The regulatory roles of metal ions (M+/2+ = Li+, Na+, K+, Be2+, Mg2+, and Ca2+) and water molecules in stabilizing the zwitterionic form of glycine derivatives

Abstract

The regulatory roles of metal ions (M^+/2+ = Li⁺, Na⁺, K⁺, Be²⁺, Mg²⁺, and Ca²⁺) and water molecules in stabilizing the zwitterionic form of glycine derivatives are discussed in the present paper. The involved glycine conformers are (1) the glycine zwitterion (OO), which can bind an ion to form the salt-bridge-form derivative, and (2) two neutral forms (NO and OH), which can bind the ion with both the carboxyl oxygen and the amino nitrogen (NO), or both the carboxyl oxygen and the hydroxyl oxygen (OH) to form charge-solvated structures. Results show that four water molecules can make the OO-mode glycine–Li⁺/Na⁺/K⁺ derivatives more stable than each of the corresponding NO-mode counterparts. Similarly, two water molecules can make the OO-mode glycine–Be²⁺ more stable than its corresponding NO-mode counterpart, while the OO-mode glycine–Mg²⁺/Ca²⁺ are always more stable than their corresponding NO counterparts whether there is a water molecule(s) attached or not. No OH-mode glycine–Be²⁺/Mg²⁺/Ca²⁺ hydrates are observed because the large electrostatic effect of these divalent metal ions makes the OH-mode hydrates degenerate into the OO-mode ones. For the non-hydrated or monohydrated glycine–Li⁺/Na⁺ isomers, the global minimum derives from the NO-mode structure. Their (di–tetra)hydrates, however, prefer the OH-mode to the other two. For all these different glycine–K⁺ hydrates, each OH-mode structure is always the global minimum among the corresponding isomers, as for the non-hydrated reactant (glycine–K⁺).
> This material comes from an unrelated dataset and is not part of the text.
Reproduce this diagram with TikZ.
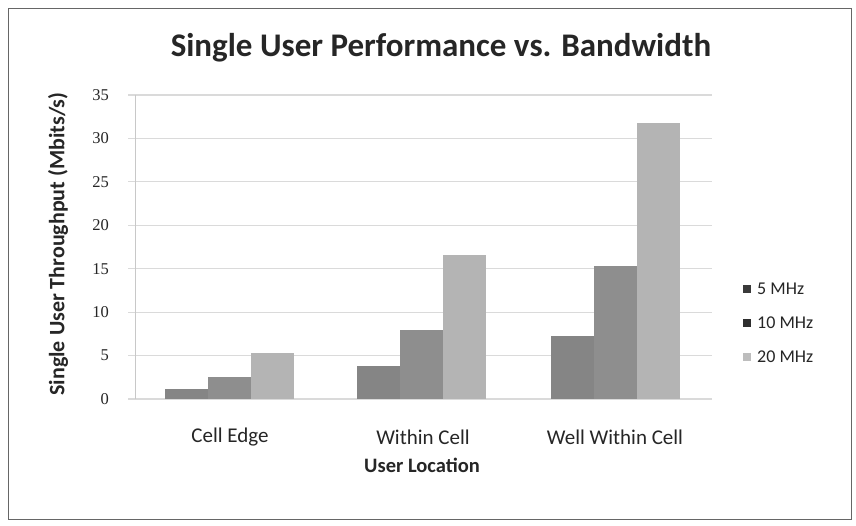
\documentclass[tikz,border=0pt]{standalone}
\usepackage{fontspec}
\setmainfont{Carlito}
\newfontfamily\tickfont{Liberation Serif}
\definecolor{gridc}{HTML}{DADADA}
\definecolor{axisc}{HTML}{C8C8C8}
\definecolor{barA}{HTML}{858585}
\definecolor{barB}{HTML}{8E8E8E}
\definecolor{barC}{HTML}{B4B4B4}
\definecolor{keyA}{HTML}{3A3A3A}
\definecolor{keyB}{HTML}{2E2E2E}
\definecolor{keyC}{HTML}{BDBDBD}
\definecolor{txt}{HTML}{262626}
\tikzset{
  gridline/.style={gridc, line width=1.2},
  ticklabel/.style={anchor=east, font=\tickfont\fontsize{16.5}{17}\selectfont, text=txt, inner sep=0},
  catlabel/.style={font=\fontsize{21}{22}\selectfont, text=txt, inner sep=0},
  keytext/.style={anchor=west, font=\fontsize{18}{19}\selectfont, text=txt, inner sep=0},
  keybox/.style={minimum size=8, inner sep=0},
  axistitle/.style={font=\bfseries\fontsize{20.5}{22}\selectfont, text=txt, inner sep=0},
}
\begin{document}
\begin{tikzpicture}[x=1pt,y=-1pt]
\useasboundingbox (0,0) rectangle (856,526);
\fill[white] (0,0) rectangle (856,526);
% chart frame
\draw[gray!80!black, line width=0.7] (8,8) rectangle (851,519);

% title
\node[font=\bfseries\fontsize{33}{36}\selectfont, text=txt, inner sep=0] (title) at (441,48) {Single User Performance vs. Bandwidth};

% horizontal grid lines and tick labels (scale: 8.686 per Mbit/s, zero at y=399)
\foreach \v in {0,5,...,35}{
  \draw[gridline] (128,{399-8.686*\v}) -- (712,{399-8.686*\v});
  \node[ticklabel] (tick\v) at (109,{399-8.686*\v}) {\v};
}
\draw[axisc, line width=1] (135,95) -- (135,399);

% bars: 5 MHz, 10 MHz, 20 MHz per location
\def\bw{43}
\foreach \x/\a/\b/\c in {165/1.1/2.5/5.3, 357/3.8/7.9/16.6, 551/7.3/15.3/31.8}{
  \fill[barA] (\x,399) rectangle ({\x+\bw},{399-8.686*\a});
  \fill[barB] ({\x+\bw},399) rectangle ({\x+2*\bw},{399-8.686*\b});
  \fill[barC] ({\x+2*\bw},399) rectangle ({\x+3*\bw},{399-8.686*\c});
}

% category labels
\node[catlabel] (catA) at (230,437) {Cell Edge};
\node[catlabel] (catB) at (423,437) {Within Cell};
\node[catlabel] (catC) at (615,437) {Well Within Cell};

% axis titles
\node[axistitle] (xtitle) at (422,465) {User Location};
\node[axistitle, font=\bfseries\fontsize{22}{23}\selectfont, rotate=90] (ytitle) at (58,244) {Single User Throughput (Mbits/s)};

% legend
\node[keybox, fill=keyA] (keyA) at (747,289) {};
\node[keytext] (keyAt) at (757,289) {5 MHz};
\node[keybox, fill=keyB] (keyB) at (747,323) {};
\node[keytext] (keyBt) at (757,323) {10 MHz};
\node[keybox, fill=keyC] (keyC) at (747,357) {};
\node[keytext] (keyCt) at (757,357) {20 MHz};
\end{tikzpicture}
\end{document}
These predictions are consistent with other theoretical and experimental results. Most of the relative binding strengths, between a metal ion and its corresponding ligand, of the three modes are in good agreement with the relative stabilities, i.e., the larger the binding energy is, the more stable the structure would be. Some exceptions to the agreement are explained. A comparison of binding strengths shows that the smaller the ion radius is, the greater its binding strength would be. For instance, Li–NO·W (−50.5 kcal mol⁻¹) > Na–NO·W (−36.4 kcal mol⁻¹) > K–NO·W (−25.4 kcal mol⁻¹).